* **EXERCISE DESCRIPTION**
Search the records for the word "this" and pick out every line that has it.

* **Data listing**
++++

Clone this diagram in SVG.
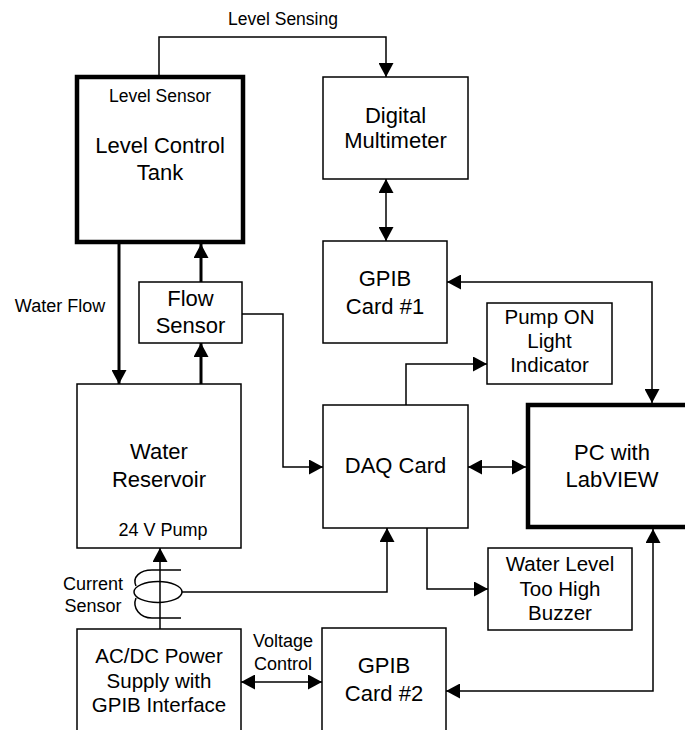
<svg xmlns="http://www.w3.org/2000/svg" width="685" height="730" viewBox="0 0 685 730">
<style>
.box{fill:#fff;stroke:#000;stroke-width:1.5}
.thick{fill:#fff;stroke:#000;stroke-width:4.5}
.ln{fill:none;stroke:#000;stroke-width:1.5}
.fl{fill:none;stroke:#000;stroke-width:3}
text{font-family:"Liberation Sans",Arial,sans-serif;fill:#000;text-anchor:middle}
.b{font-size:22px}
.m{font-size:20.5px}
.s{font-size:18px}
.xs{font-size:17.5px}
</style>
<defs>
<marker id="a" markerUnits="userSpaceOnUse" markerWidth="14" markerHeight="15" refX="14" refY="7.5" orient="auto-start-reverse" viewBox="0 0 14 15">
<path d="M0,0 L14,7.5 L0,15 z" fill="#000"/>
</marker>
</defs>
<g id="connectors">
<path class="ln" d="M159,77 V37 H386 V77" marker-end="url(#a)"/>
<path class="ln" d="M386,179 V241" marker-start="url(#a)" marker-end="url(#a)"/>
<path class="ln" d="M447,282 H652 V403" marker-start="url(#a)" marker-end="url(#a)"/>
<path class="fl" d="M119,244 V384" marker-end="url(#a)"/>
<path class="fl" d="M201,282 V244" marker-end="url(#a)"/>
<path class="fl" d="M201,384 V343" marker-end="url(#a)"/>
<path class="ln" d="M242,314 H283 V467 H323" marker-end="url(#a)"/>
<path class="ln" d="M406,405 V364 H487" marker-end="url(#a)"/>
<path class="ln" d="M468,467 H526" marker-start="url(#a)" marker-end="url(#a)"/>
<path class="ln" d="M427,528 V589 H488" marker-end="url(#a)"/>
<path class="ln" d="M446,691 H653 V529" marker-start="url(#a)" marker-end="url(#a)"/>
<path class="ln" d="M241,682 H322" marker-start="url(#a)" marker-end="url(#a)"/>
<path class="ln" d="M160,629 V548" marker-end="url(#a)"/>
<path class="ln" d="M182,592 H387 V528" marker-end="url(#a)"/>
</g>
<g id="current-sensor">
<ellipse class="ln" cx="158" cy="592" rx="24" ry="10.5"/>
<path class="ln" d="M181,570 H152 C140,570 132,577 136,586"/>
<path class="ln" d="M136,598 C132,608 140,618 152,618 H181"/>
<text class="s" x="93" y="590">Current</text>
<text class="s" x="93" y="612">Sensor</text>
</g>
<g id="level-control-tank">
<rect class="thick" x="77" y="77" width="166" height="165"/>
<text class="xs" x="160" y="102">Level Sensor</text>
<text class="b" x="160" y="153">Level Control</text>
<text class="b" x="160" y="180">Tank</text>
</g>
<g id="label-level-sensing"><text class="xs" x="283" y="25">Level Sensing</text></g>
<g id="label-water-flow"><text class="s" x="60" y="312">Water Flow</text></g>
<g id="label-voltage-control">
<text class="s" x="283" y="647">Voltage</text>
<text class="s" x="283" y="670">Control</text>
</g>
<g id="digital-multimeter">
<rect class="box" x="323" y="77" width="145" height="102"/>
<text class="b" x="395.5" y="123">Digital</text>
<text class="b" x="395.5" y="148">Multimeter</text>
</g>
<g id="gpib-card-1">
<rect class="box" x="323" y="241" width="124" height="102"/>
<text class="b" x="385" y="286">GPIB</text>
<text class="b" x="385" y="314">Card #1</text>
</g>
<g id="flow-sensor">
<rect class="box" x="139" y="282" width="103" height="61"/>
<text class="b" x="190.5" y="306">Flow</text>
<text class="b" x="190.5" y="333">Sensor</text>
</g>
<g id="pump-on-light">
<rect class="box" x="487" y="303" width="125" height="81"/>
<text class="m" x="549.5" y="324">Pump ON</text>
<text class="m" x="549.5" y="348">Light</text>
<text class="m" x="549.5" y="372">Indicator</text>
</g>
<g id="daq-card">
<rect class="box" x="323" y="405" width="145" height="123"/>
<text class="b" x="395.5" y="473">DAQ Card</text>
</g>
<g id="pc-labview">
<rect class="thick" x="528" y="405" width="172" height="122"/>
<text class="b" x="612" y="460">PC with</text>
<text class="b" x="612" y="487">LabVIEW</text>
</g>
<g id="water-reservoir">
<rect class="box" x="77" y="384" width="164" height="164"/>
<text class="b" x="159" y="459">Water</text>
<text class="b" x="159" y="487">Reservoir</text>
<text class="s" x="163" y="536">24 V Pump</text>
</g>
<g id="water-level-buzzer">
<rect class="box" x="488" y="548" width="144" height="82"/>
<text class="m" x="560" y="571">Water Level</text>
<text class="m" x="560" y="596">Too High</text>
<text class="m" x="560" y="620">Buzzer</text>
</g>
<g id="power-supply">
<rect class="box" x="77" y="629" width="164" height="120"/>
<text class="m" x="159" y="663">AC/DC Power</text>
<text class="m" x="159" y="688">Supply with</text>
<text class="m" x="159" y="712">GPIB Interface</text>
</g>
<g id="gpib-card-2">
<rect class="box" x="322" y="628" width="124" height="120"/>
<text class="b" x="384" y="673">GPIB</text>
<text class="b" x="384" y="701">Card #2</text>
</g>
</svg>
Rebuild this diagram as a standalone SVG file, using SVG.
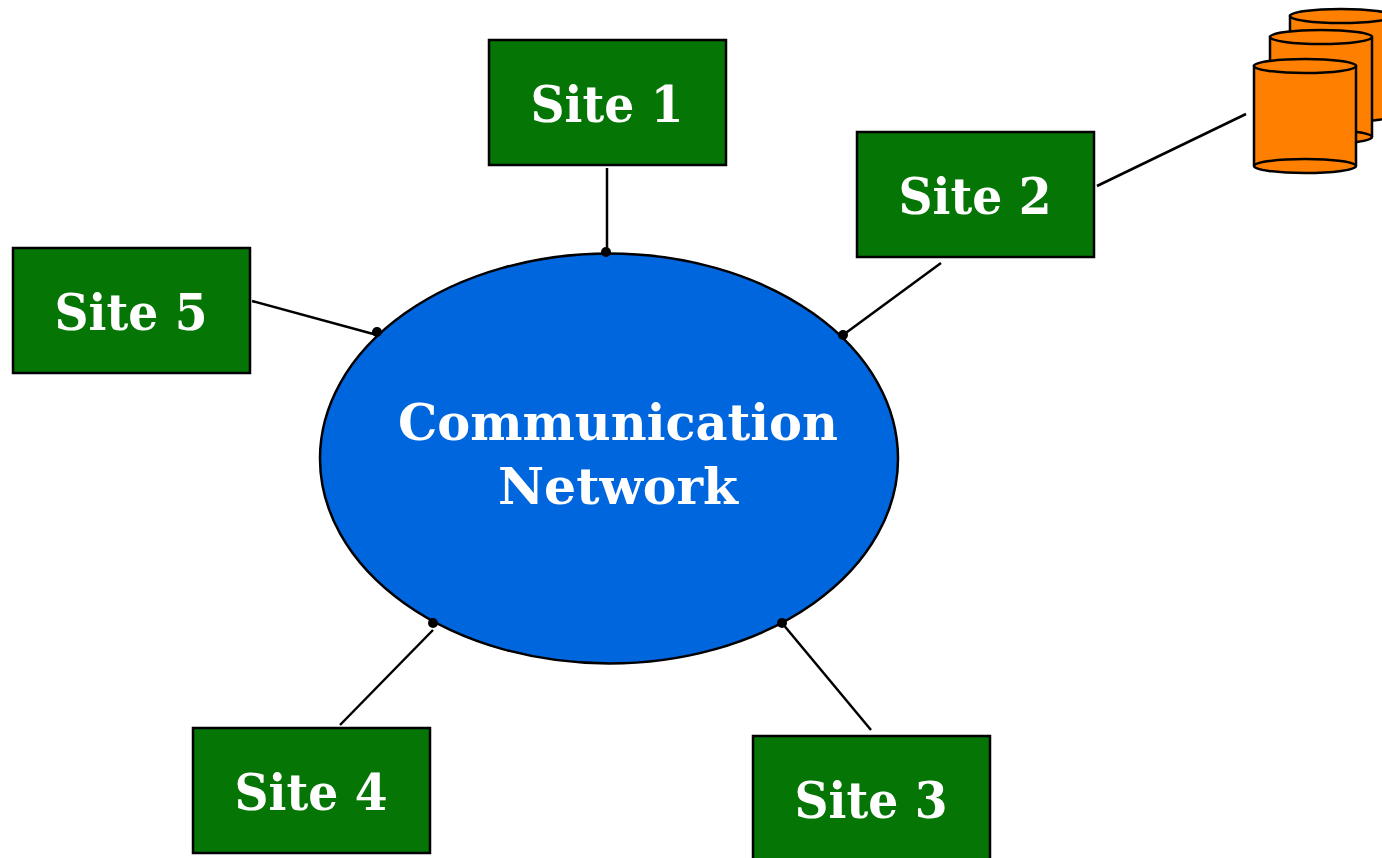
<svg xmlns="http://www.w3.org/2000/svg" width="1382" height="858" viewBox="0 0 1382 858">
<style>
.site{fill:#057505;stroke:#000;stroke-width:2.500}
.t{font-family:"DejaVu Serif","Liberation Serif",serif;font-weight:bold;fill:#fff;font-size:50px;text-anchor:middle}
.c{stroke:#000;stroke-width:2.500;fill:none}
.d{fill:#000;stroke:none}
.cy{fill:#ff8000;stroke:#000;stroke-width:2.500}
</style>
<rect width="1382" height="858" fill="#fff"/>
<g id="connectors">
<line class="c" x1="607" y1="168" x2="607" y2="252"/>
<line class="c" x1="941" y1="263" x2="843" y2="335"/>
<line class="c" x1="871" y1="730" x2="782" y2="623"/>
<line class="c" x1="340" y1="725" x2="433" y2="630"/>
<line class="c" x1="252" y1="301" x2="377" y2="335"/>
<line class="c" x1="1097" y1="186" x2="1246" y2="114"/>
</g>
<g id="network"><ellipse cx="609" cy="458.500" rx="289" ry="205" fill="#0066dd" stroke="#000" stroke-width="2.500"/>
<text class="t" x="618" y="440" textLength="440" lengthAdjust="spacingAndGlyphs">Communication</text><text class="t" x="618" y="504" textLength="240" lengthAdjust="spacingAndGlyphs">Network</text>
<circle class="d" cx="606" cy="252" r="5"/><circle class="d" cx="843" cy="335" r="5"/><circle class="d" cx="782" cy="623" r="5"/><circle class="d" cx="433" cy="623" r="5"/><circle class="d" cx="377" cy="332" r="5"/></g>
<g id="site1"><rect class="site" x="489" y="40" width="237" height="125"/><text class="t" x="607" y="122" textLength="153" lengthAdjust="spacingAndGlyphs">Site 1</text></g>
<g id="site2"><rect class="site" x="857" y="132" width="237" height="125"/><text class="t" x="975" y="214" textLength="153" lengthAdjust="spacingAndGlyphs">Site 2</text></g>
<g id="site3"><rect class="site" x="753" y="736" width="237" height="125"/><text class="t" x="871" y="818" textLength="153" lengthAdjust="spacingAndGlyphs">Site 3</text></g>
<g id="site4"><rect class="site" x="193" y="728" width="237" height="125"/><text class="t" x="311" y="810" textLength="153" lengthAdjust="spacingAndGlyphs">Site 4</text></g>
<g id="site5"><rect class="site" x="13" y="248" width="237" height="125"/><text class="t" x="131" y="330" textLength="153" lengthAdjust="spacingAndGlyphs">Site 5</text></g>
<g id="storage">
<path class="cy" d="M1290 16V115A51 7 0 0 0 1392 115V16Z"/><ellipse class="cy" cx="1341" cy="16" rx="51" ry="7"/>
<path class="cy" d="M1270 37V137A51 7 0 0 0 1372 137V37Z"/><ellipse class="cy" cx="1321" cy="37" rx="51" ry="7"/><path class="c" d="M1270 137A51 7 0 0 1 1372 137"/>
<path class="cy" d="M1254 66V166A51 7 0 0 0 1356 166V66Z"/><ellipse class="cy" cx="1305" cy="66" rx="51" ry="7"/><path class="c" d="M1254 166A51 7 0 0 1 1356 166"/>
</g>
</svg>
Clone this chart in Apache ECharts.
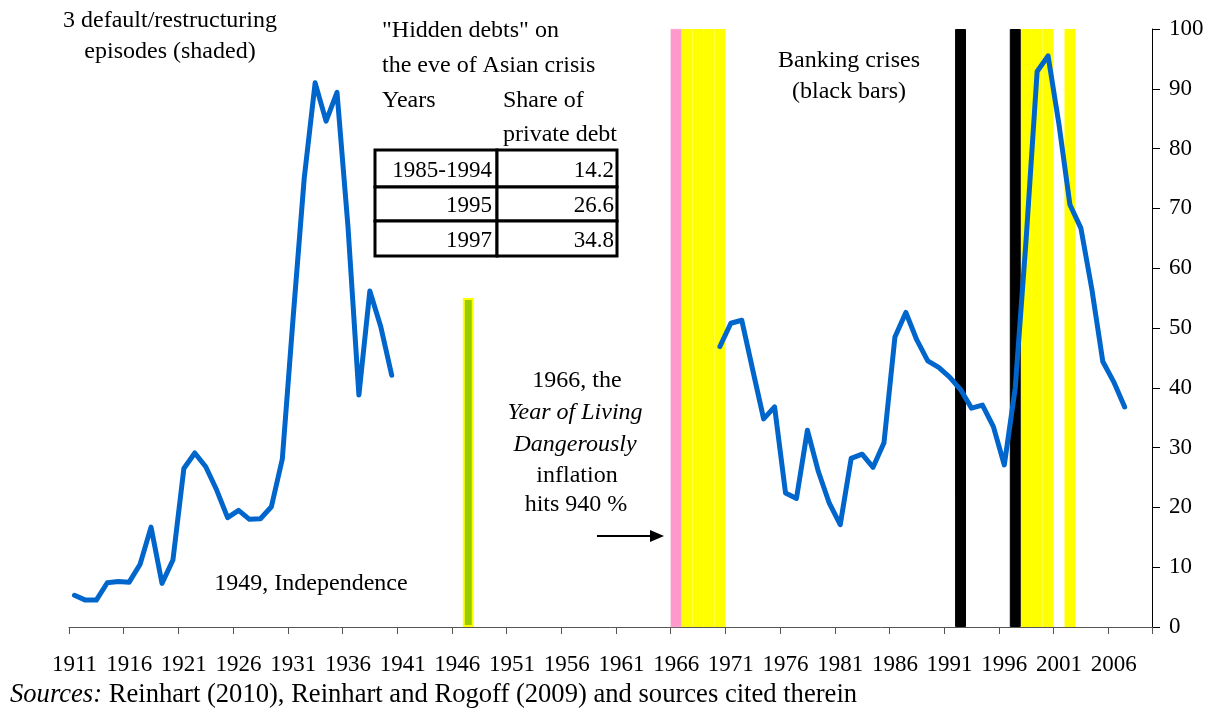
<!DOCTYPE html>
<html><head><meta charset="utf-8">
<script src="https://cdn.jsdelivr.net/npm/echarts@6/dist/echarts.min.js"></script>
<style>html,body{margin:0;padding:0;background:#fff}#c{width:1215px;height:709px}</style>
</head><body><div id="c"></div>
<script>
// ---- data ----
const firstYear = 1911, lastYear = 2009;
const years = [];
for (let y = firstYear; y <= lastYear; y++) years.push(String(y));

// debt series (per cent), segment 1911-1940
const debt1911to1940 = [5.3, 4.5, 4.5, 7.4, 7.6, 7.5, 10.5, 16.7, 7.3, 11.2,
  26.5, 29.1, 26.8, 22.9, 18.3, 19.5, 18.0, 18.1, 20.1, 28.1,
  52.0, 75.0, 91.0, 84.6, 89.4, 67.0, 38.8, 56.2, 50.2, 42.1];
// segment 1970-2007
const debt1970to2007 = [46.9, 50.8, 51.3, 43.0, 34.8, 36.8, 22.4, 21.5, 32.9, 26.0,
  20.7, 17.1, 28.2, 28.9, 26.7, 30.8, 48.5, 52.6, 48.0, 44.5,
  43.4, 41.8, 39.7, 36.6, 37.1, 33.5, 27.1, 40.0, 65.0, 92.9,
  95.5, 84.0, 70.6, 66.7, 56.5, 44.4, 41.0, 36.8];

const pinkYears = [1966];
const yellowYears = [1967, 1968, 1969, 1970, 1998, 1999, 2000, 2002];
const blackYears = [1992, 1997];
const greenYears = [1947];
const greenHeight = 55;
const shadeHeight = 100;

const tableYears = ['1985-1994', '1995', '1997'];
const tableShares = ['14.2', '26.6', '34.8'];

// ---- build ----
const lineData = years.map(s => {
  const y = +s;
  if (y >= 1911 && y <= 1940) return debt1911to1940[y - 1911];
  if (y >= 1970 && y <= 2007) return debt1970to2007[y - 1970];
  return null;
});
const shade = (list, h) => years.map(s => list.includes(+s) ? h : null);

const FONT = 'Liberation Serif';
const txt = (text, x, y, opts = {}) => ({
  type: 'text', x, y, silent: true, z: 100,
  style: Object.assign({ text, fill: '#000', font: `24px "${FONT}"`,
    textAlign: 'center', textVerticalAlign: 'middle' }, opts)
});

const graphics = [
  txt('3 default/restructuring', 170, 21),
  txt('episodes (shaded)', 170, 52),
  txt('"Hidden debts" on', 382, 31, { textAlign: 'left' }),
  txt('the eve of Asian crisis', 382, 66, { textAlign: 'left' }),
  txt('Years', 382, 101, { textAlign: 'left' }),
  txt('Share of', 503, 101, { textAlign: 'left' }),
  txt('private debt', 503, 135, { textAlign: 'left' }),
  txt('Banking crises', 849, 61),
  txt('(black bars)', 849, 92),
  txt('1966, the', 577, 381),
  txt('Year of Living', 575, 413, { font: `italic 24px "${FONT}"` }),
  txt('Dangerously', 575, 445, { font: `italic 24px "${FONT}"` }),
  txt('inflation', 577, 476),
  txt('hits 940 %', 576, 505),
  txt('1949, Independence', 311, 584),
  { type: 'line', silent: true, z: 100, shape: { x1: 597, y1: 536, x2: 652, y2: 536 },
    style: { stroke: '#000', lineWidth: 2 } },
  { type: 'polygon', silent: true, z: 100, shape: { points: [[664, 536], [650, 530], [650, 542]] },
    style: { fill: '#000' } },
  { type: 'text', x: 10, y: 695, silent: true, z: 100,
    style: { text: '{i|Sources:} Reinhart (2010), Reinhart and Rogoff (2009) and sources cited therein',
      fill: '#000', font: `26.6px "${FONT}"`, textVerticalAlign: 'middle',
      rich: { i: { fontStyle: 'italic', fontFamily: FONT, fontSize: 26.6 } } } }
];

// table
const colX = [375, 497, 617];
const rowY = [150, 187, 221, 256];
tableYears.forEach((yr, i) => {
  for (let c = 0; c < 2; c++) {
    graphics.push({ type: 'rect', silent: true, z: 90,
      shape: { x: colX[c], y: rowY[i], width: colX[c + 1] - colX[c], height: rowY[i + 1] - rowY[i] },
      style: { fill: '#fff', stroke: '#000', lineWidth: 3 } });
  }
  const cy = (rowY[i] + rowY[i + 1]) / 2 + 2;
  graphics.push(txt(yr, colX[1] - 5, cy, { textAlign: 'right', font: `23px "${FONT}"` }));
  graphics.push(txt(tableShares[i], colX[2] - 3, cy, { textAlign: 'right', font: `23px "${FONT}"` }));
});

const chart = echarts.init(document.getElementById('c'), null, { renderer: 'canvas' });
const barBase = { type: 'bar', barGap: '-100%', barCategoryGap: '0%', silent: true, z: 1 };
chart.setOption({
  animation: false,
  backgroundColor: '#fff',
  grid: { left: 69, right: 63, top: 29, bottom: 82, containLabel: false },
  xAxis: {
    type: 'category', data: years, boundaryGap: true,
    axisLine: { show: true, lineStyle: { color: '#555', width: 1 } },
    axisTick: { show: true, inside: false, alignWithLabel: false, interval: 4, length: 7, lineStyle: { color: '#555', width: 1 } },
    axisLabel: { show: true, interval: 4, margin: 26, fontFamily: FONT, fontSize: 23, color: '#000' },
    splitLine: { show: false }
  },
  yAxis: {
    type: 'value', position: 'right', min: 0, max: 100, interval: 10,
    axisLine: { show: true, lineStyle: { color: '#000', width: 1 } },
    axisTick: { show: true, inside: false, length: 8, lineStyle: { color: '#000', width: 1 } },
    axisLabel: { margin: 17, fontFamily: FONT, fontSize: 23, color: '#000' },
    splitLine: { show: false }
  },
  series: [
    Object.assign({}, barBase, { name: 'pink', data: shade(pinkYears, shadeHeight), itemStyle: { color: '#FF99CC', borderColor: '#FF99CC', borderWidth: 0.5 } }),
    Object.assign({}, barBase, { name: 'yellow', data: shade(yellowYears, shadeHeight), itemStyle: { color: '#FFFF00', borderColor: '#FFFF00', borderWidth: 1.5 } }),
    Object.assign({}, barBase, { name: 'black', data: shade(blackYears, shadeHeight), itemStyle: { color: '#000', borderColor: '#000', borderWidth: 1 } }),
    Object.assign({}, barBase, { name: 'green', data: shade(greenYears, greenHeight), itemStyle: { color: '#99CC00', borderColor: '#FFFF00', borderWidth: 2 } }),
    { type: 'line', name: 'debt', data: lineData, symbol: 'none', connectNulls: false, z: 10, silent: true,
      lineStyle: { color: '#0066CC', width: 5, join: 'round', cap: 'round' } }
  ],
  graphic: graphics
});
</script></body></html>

++++

* **RESULT**
Clone this diagram in SVG.
Rebuild this diagram as a standalone SVG file, using SVG.
Clone this chart in Apache ECharts.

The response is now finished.